County's search for land in Colorado City stirs controversy

Residents from town, judge from Moccasin air concerns at BOS meeting

KINGMAN - Mohave County's search for a new county services building in the Arizona Strip area continues to stir controversy.

The Board of Supervisors heard concerns from two Colorado City residents and a Moccasin Justice Court judge Monday morning against the sale of property to county and co-locating the Mohave County Justice Court with other county and state offices within Colorado City.

The county's lease on a parcel of land owned by Mohave Community College expired on April 1 and the college decided not to renew the lease. The county now has six months to remove a mobile trailer that houses offices for the Mohave County Sheriff's Office, the Arizona Department of Economic Safety, the County Attorney's Office and the Arizona Attorney General's Office, along with a non-profit organization called Defenders of the Children.
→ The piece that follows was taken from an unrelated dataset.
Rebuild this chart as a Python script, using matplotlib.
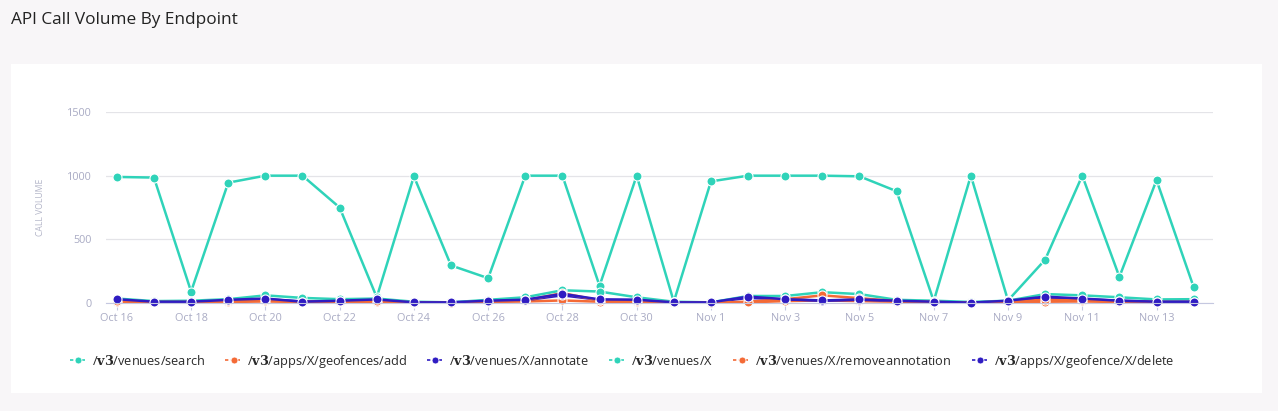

County Public Works Director Mike Hendrix updated county supervisors on the search for a new property during Monday's Board meeting.

The county was originally looking at eight properties in the Arizona Strip area. Staff was able to narrow the selection down to three. All three lots are more than acre in size. Two of the lots are located in Colorado City and the third is in Fredonia. The lots are selling for between $26,000 and $30,000. However, the county would probably have to invest more than $50,000 in the Fredonia lot in order to upgrade the water system and install a sewer or septic system.

The United Effort Plan Trust, which is owned by the Fundamentalist Church of Jesus Christ of Latter Day Saints, owns both lots in Colorado City. The trust owns and operates land, businesses and homes in the Colorado City area.

In 2005, the trust was placed in the care of a Utah court appointed fiduciary after allegations were made that Warren Jeffs and other trustees were misappropriating funds from the trust. Attorneys from the FLDS and the Utah Attorney General's Office are supposed to meet today in order to discuss returning control of the trust to the FLDS.

Spencer Black, a resident from Colorado City, objected to the county purchasing one of the Colorado City properties. His family donated the land to the UEP trust many years ago so the FLDS could use the property to support the community. He would prefer that the property stay with the UEP.

He was willing to fight the sale of the property to the county, he said.

Leann Barlow, another Colorado City resident, objected to the county purchasing the other lot located in Colorado City for the same reasons. Her family donated the property to the trust several years ago, although she could not remember exactly when, and she was also prepared to fight the sale of the property.

The sale of the two Colorado City properties was not something the county had any control over, County Attorney Bill Ekstrom said. The UEP trust was in control of the property. The county was merely looking for property to purchase.

Moccasin Justice Court Judge Mitch Kalauli recommended against co-locating a new Justice Court and the sheriff's, county attorney's and other state offices in or near Colorado City.

The Moccasin Justice Court is currently located in Moccasin and is in need of a new building, said Mohave County Court Administrator Kip Anderson. The Mohave County Courts have placed funds aside in order to purchase or build a new office for the court. When the lease expired on the building housing the other county offices in Colorado City, the county and court administration offices discussed the possibility of combining the courts and the other county and state offices into one building.

However, locating the court within Colorado City could create political problems for the court, Kalauli said.

"It is my ethical obligation to make sure the court is a non-political entity," he said. "I do believe that putting the court in the town of Colorado City makes it a political entity or makes it available for political purposes.

"Once we do that (place the court in Colorado City) then we open up doors for a lot of other things to happen," Kalauli said. "Including the public perceiving the court as being biased. That is my greatest concern. I believe that the people from Beaver Dam would rather the court was not in Colorado City. I believe the people from Colorado City would rather the court was not in Colorado City. I believe the people from Cane Beds and Moccasin would rather the court was not in Colorado City."

Supervisor Buster Johnson asked if it wouldn't be an inconvenience to residents in Beaver Dam and other areas to drive to Fredonia. Fredonia is located near the boarder of Mohave and Coconino counties. Beaver Dam is located near the intersection of the Arizona, Nevada and Utah state boundaries. It's a more than a 100-mile drive from Beaver Dam to Fredonia.

While it would be inconvenient, Kalauli said, most Beaver Dam residents he has spoken to would prefer the court stay in a non-political area.

Supervisor Gary Watson asked if it would be better to locate the court somewhere between Colorado City and Moccasin.

That was a possibility, Kalauli said, however there were no auto, food or other services between Colorado City and Moccasin. Another option he said might be to have a smaller building in Colorado City for the sheriff's and county attorney's offices and a larger building elsewhere for the court and the other county offices to share.

Colorado City Manager David Darger also requested the county consider another location other than Colorado City and include input from the members of the Colorado City government.

Watson asked Darger if he would be willing to supply a list of potential properties in or near Colorado City that would be acceptable to the community.

Darger said he would look into it.

Watson then made a motion to give the Public Works Department another two weeks to locate a suitable property for a new county building. The motion passed with a unanimous vote.